If you are experiencing a medical emergency with your pet, no appointment is necessary. Call our hospital to let us know you are on your way or head directly to DCAER if the emergency occurs during our business hours. When you and your pet arrive at our hospital, the attending veterinarian will perform a thorough examination of your pet. After the examination, we'll update you on your pet's medical condition. While some pets can be treated and released the same day, others must be admitted to the hospital for close monitoring and life support measures. Whether your pet has a minor or major medical problem, we'll provide your pet with quality, caring emergency treatment. We are devoted to providing a compassionate environment that treats pets and people with dignity, kindness and respect.


We make every effort to see all patients in a timely manner, but patients with the most critical and life-threatening conditions must be given a priority. While this may mean that during busy times some patients whose conditions are not life-threatening may need to wait a period of time, we want you to be assured that if your pet ever comes in with such a life-threatening condition, you will be given the same priority. If we anticipate an extended wait, we will do our best to keep you informed of the situation. We appreciate your patience and understanding. Our emergency veterinarians are committed to giving each patient and owner the time necessary for proper diagnosis and treatment, as well as a thorough explanation. When it is your turn, you and your pet will receive the same time and consideration.


Why am I not allowed to be with my pet at all times?

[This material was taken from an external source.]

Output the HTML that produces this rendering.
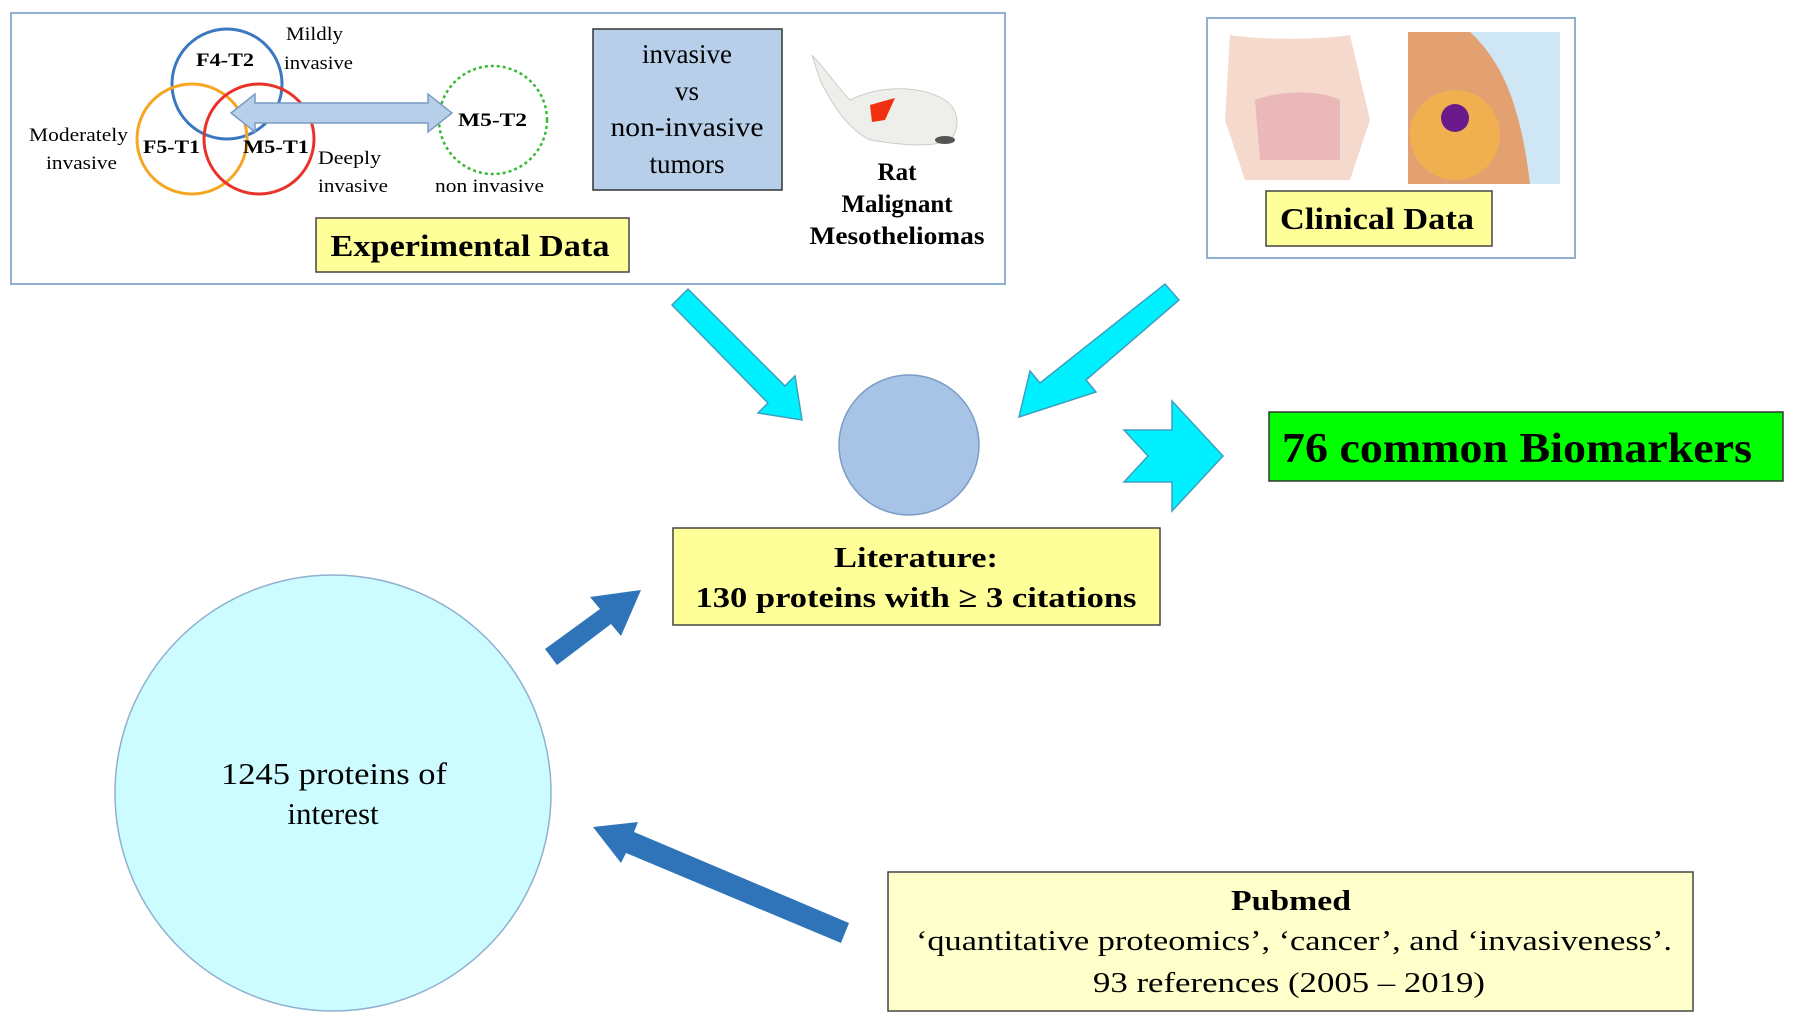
<!DOCTYPE html>
<html><head><meta charset="utf-8"><style>
html,body{margin:0;padding:0;background:#fff}
svg{display:block}
text{font-family:"Liberation Serif",serif}
</style></head><body>
<svg width="1795" height="1023" viewBox="0 0 1795 1023">
<rect x="11" y="13" width="994" height="271" fill="#fff" stroke="#8fb0d0" stroke-width="2"/>
<circle cx="227" cy="84" r="55" fill="none" stroke="#3a78c0" stroke-width="3"/>
<circle cx="192" cy="139" r="55" fill="none" stroke="#f5a623" stroke-width="3"/>
<circle cx="259" cy="139" r="55" fill="none" stroke="#e8322a" stroke-width="3"/>
<circle cx="493" cy="120" r="54" fill="none" stroke="#33bb33" stroke-width="2.5" stroke-dasharray="3,3"/>
<polygon points="231,113 255,94 255,103 428,103 428,94 452,113 428,132 428,123 255,123 255,132" fill="#b7cfe8" stroke="#7a9cc4" stroke-width="1.5"/>
<g font-size="19">
<text x="286" y="40" textLength="57" lengthAdjust="spacingAndGlyphs">Mildly</text>
<text x="284" y="69" textLength="69" lengthAdjust="spacingAndGlyphs">invasive</text>
<text x="29" y="141" textLength="99" lengthAdjust="spacingAndGlyphs">Moderately</text>
<text x="46" y="169" textLength="71" lengthAdjust="spacingAndGlyphs">invasive</text>
<text x="318" y="164" textLength="63" lengthAdjust="spacingAndGlyphs">Deeply</text>
<text x="318" y="192" textLength="70" lengthAdjust="spacingAndGlyphs">invasive</text>
<text x="435" y="192" textLength="109" lengthAdjust="spacingAndGlyphs">non invasive</text>
</g>
<g font-size="19" font-weight="bold">
<text x="196" y="66" textLength="58" lengthAdjust="spacingAndGlyphs">F4-T2</text>
<text x="143" y="153" textLength="57" lengthAdjust="spacingAndGlyphs">F5-T1</text>
<text x="243" y="153" textLength="66" lengthAdjust="spacingAndGlyphs">M5-T1</text>
<text x="458" y="126" textLength="69" lengthAdjust="spacingAndGlyphs">M5-T2</text>
</g>
<rect x="593" y="29" width="189" height="161" fill="#b7cfe8" stroke="#333" stroke-width="1.5"/>
<g font-size="27" text-anchor="middle">
<text x="687" y="63">invasive</text>
<text x="687" y="100">vs</text>
<text x="687" y="136" textLength="153" lengthAdjust="spacingAndGlyphs">non-invasive</text>
<text x="687" y="173">tumors</text>
</g>
<g>
<path d="M812,55 C830,75 840,90 850,100 C880,85 920,85 945,100 C960,110 960,130 950,140 C930,148 900,145 870,140 C850,130 835,110 820,80 Z" fill="#eeeeea" stroke="#ccc"/>
<path d="M870,105 L895,98 L885,120 L872,122 Z" fill="#f03010"/>
<ellipse cx="945" cy="140" rx="10" ry="4" fill="#555"/>
</g>
<g font-size="25" font-weight="bold" text-anchor="middle">
<text x="897" y="180">Rat</text>
<text x="897" y="212">Malignant</text>
<text x="897" y="244" textLength="175" lengthAdjust="spacingAndGlyphs">Mesotheliomas</text>
</g>
<rect x="316" y="218" width="313" height="54" fill="#ffff99" stroke="#444" stroke-width="1.5"/>
<text x="470" y="256" font-size="31" font-weight="bold" text-anchor="middle" textLength="279" lengthAdjust="spacingAndGlyphs">Experimental Data</text>
<rect x="1207" y="18" width="368" height="240" fill="#fff" stroke="#8fb0d0" stroke-width="2"/>
<path d="M1230,35 C1260,40 1320,40 1350,35 L1370,120 L1350,180 L1245,180 L1225,120 Z" fill="#f5d9cc"/>
<path d="M1255,100 C1280,90 1320,90 1340,100 L1340,160 L1260,160 Z" fill="#eab8b8"/>
<rect x="1408" y="32" width="152" height="152" fill="#cfe6f5"/>
<path d="M1408,32 L1470,32 C1500,60 1520,100 1530,184 L1408,184 Z" fill="#e3a070"/>
<ellipse cx="1455" cy="135" rx="45" ry="45" fill="#f0b050"/>
<circle cx="1455" cy="118" r="14" fill="#6a1a8a"/>
<rect x="1266" y="191" width="226" height="55" fill="#ffff99" stroke="#444" stroke-width="1.5"/>
<text x="1377" y="229" font-size="31" font-weight="bold" text-anchor="middle" textLength="194" lengthAdjust="spacingAndGlyphs">Clinical Data</text>
<g fill="#00f0ff" stroke="#3aa0c0" stroke-width="1.5">
<polygon points="672,305 688,289 785,386 795,376 802,420 758,413 768,403"/>
<polygon points="1165,284 1179,300 1086,380 1096,392 1019,417 1030,371 1040,383"/>
<polygon points="1124,430 1172,430 1172,401 1223,456 1172,511 1172,482 1124,482 1148,456"/>
</g>
<circle cx="909" cy="445" r="70" fill="#a7c3e6" stroke="#7a9cc4" stroke-width="1.5"/>
<rect x="1269" y="412" width="514" height="69" fill="#00ff00" stroke="#333" stroke-width="1.5"/>
<text x="1517" y="462" font-size="42" font-weight="bold" text-anchor="middle" textLength="470" lengthAdjust="spacingAndGlyphs">76 common Biomarkers</text>
<rect x="673" y="528" width="487" height="97" fill="#ffff99" stroke="#444" stroke-width="1.5"/>
<g font-size="29" font-weight="bold" text-anchor="middle">
<text x="916" y="567" textLength="164" lengthAdjust="spacingAndGlyphs">Literature:</text>
<text x="916" y="607" textLength="441" lengthAdjust="spacingAndGlyphs">130 proteins with ≥ 3 citations</text>
</g>
<circle cx="333" cy="793" r="218" fill="#ccfcff" stroke="#8fb0d0" stroke-width="1.5"/>
<g font-size="31" text-anchor="middle">
<text x="334" y="784" textLength="226" lengthAdjust="spacingAndGlyphs">1245 proteins of</text>
<text x="333" y="824">interest</text>
</g>
<g fill="#2f74b8">
<polygon points="545,649 600,609 590,597 641,590 621,636 611,624 557,665"/>
<polygon points="849,923 634,832 638,822 593,827 621,863 626,853 841,943"/>
</g>
<rect x="888" y="872" width="805" height="139" fill="#ffffcc" stroke="#444" stroke-width="1.5"/>
<g font-size="29" text-anchor="middle">
<text x="1291" y="910" font-weight="bold" textLength="120" lengthAdjust="spacingAndGlyphs">Pubmed</text>
<text x="1294" y="950" textLength="756" lengthAdjust="spacingAndGlyphs">‘quantitative proteomics’, ‘cancer’, and ‘invasiveness’.</text>
<text x="1289" y="992" textLength="392" lengthAdjust="spacingAndGlyphs">93 references (2005 – 2019)</text>
</g>
</svg>
</body></html>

In order to quickly assess each patient and determine stability, monitor any changes in the status of your pet, decrease wait times and provide a safe work environment, we do all examinations, diagnostics, treatments and surgery in our treatment area without the client being present. Emergency cases can be very traumatic for clients to see and having clients in the treatment area would inhibit patient care for all our patients. We are a very busy practice with cases that often come in unexpectedly, and there is simply not enough room to have every client sit with their pet while we treat them. If your animal is stable, and you would like to wait with your pet in an exam room, please inform the technician and we will have you wait there until a doctor is available. This can increase your wait time at our hospital, but we will do our very best to treat your pet as quickly as possible.


Why are there longer wait times at an emergency hospital?

Just like a human emergency room, we do not take appointments. This means that many patients can arrive all at once and that can cause delays in the treatment of stable patients when critical animals come through the door and require immediate life-saving care. Each patient is triaged as they arrive and although we try to treat each patient on a first-come, first-served basis, this is not always feasible when a less stable patient arrives at the hospital.


Why is someone else's pet being seen before mine?

All pets are triaged to see which patients are more critical than others. If another patient has been moved ahead of your pet, that patient has been found to be less stable than your animal and may require life-saving efforts.


Why does everything seem to cost more at an emergency hospital?

An emergency hospital is very expensive to maintain. The hospital must be fully staffed with emergency trained veterinarians and technicians, whether two patients come through the door or twenty. Maintaining this state of readiness and a state-of-the-art hospital with the latest equipment to treat every possible emergency that comes through the door is very costly. We do our best to offer affordable emergency services but emergency care is typically going to be more expensive than your primary veterinarian for these reasons.

This hospital is not government owned or subsidized (like county hospitals). We are a private business. We must charge for the services and care that we provide in order to stay in business and provide care for all our patients that need us.